[What is expected] Leave out all pictures and give back precisely the lines from the line with "What Plotly code" to the line with "import plotly.graph_objects as go", including those two lines.

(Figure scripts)
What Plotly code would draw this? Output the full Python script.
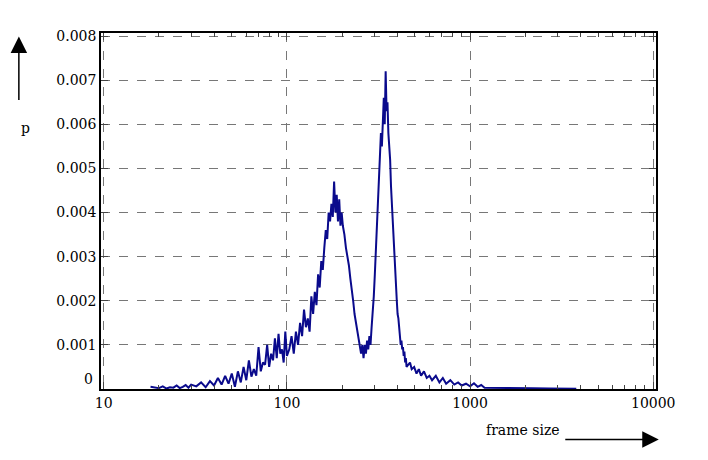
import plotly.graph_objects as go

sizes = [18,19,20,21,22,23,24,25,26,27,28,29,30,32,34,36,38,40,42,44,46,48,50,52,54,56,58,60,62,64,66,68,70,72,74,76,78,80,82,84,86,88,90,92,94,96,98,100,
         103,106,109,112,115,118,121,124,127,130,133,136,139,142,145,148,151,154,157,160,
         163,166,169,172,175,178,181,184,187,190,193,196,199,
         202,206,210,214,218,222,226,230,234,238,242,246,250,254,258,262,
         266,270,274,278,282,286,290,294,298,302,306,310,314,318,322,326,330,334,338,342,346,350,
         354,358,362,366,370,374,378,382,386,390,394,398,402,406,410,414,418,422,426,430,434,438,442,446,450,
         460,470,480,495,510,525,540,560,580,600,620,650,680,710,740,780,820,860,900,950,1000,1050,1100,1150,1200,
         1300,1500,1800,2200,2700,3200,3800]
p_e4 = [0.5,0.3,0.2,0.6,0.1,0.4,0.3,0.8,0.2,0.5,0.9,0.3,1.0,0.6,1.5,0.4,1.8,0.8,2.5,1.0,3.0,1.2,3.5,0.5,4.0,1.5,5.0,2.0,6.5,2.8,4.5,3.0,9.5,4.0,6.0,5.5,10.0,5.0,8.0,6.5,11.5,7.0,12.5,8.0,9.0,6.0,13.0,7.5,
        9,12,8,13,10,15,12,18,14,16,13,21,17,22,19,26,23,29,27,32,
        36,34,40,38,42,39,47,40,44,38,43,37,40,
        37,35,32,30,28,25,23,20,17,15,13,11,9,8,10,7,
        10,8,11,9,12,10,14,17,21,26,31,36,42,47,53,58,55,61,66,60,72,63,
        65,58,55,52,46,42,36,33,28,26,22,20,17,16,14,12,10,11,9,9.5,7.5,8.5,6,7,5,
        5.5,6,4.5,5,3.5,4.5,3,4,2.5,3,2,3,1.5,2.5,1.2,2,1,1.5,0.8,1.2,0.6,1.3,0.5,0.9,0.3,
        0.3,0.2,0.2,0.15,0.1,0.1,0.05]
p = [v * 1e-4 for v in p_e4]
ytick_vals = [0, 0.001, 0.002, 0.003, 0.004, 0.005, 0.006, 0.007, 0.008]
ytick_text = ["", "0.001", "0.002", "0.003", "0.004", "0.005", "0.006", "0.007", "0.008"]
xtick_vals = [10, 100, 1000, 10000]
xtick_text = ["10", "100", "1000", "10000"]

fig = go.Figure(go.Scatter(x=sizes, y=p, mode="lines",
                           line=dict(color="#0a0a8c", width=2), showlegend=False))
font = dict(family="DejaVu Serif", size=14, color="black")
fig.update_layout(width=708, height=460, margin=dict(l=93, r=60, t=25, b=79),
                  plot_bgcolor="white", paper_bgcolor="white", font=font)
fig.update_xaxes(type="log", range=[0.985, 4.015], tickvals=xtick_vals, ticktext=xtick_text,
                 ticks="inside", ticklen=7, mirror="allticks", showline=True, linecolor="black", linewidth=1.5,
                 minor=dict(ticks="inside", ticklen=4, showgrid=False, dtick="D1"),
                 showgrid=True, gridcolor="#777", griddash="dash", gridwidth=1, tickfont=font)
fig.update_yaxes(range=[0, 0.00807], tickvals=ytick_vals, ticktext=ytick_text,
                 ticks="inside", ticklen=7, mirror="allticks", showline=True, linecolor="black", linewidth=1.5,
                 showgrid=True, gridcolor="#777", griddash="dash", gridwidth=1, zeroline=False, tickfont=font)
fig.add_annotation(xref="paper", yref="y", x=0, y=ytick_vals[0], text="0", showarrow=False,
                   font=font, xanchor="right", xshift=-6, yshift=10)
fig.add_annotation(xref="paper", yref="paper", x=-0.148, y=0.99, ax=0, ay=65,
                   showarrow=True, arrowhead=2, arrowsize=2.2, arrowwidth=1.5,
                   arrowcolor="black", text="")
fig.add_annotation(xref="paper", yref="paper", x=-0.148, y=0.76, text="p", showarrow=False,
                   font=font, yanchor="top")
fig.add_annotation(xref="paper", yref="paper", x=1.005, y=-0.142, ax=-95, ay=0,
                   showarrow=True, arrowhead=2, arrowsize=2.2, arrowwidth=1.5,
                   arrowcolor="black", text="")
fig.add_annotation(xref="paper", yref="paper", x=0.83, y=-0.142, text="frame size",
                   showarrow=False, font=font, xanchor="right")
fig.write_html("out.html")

==

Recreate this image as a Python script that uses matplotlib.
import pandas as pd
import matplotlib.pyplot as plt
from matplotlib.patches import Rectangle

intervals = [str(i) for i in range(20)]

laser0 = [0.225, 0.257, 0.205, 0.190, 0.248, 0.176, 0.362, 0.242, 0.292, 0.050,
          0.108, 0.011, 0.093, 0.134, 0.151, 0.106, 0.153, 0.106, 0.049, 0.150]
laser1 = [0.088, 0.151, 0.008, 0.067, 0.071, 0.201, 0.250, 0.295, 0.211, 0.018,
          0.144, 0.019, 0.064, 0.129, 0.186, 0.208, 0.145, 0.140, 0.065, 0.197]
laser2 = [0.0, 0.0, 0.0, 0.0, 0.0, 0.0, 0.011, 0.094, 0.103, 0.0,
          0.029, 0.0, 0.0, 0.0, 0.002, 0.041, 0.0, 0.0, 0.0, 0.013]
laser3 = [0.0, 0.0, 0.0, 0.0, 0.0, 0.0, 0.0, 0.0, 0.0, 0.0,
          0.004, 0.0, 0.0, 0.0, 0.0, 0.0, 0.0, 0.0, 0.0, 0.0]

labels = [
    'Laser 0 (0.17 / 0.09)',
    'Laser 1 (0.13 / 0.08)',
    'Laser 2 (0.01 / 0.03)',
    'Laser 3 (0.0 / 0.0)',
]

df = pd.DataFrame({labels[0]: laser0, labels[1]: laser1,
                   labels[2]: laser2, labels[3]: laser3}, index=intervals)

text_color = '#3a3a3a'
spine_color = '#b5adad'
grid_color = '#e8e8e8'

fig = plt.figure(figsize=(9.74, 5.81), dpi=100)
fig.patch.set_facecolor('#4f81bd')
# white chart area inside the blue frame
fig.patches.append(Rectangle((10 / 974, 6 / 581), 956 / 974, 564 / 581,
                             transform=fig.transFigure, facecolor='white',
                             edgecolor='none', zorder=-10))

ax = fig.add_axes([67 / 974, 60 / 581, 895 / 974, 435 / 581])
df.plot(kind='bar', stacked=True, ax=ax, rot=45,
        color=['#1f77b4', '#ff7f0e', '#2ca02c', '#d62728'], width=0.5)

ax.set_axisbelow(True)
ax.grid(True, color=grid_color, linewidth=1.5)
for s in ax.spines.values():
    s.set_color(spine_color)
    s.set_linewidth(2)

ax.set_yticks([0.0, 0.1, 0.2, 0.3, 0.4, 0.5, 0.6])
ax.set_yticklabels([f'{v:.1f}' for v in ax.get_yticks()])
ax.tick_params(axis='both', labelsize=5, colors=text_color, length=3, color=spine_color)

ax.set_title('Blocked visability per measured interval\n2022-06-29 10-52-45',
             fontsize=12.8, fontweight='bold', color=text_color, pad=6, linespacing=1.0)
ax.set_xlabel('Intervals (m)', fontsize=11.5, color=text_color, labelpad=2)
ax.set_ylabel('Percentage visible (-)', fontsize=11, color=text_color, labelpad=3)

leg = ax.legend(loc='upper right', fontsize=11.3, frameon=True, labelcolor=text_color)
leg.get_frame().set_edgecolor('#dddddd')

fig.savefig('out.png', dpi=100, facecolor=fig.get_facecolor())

[Exercise output]
What Plotly code would draw this? Output the full Python script.
import plotly.graph_objects as go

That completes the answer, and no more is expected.